SketchUp is a free downloadable software from Google that you can use to create 3D models of anything you can imagine.  People use SketchUp to create architectural, landscape, and woodworking models or just for fun!

You can build models from scratch, or you can download what you need from the Google 3D Warehouse . This is a huge, searchable directory of models – and just like most things from Google – it’s free.

How does SketchUp work?

First you must download the software and install the program on your computer.  It’s compatible with both Macs and PCs.  The latest version is Sketchup7 .  Schools can download Sketchup7 Pro for FREE.

To build models in SketchUp, you draw edges and faces using a few simple tools.  For example, you draw a rectangle and then use Sketch Up’s push/pull tool to make it 3D.  The models you made can be completely accurate to precise measurements.  You can use SketchUp’s Paint Bucket tool to paint your model with materials like colors and textures. There are many advanced techniques to make your models look realistic.

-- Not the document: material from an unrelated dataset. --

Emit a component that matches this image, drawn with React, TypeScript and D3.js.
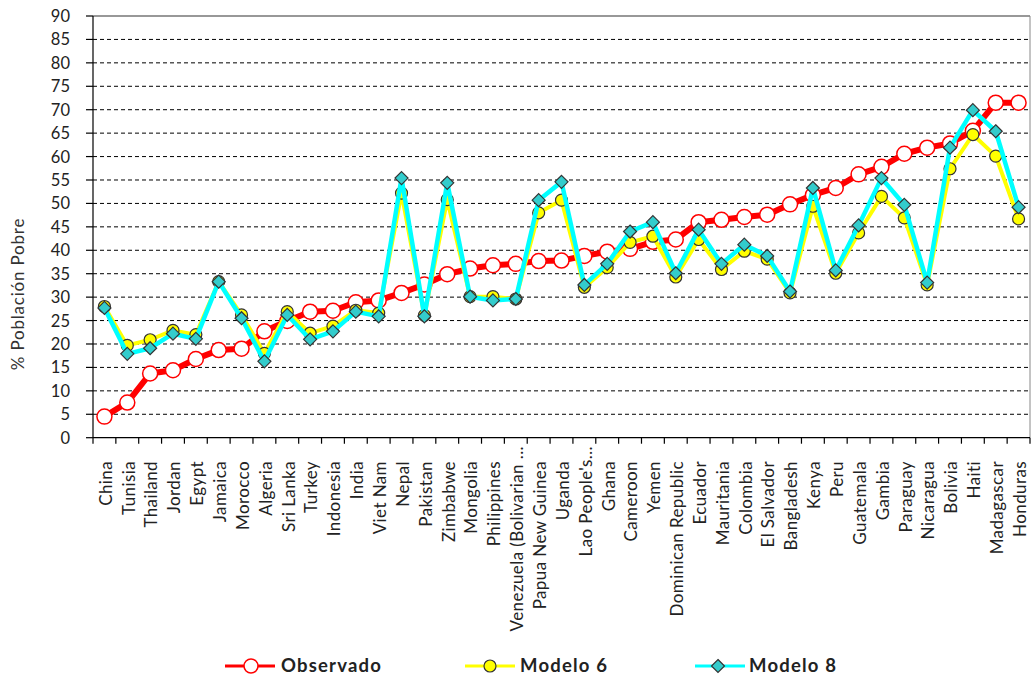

Younger students can “play” with the software to create models or diagram while at the same time practice important geometry concepts.   The 3D Warehouse contains puzzles and geometric mosaics that would be great for introducing math concepts.

Google Earth Integration

Creating models for Google Earth presents a unique challenge compared to everyday SketchUp modeling. You can place the models you make in SketchUp into Google Earth but you might want to watch these video tutorials first . Click HERE to view basic instructions of how to place your model in Google Earth.

Another thing you can do is include real world context for your models, such as aerial photos and terrain from Google Earth.

Case Studies

Check out the following case studies that have been submitted by the SketchUp K-12 Education community.  Apartment model (right) made by elementary student.

You might spark an interest in engineering or architecture by giving a student access to SketchUp.

Here are some ideas of how you might want to use it in your classroom:

  • Build a 3D model of your school.
  • Use SketchUp to visualize the geometry concepts you are teaching.
  • Create a 3D model of the California Missions and then incorporate those models into Google Earth.
  • Have students build a model of their houses.
  • When studying architecture of the past, create a 3D model of an ancient pyramid.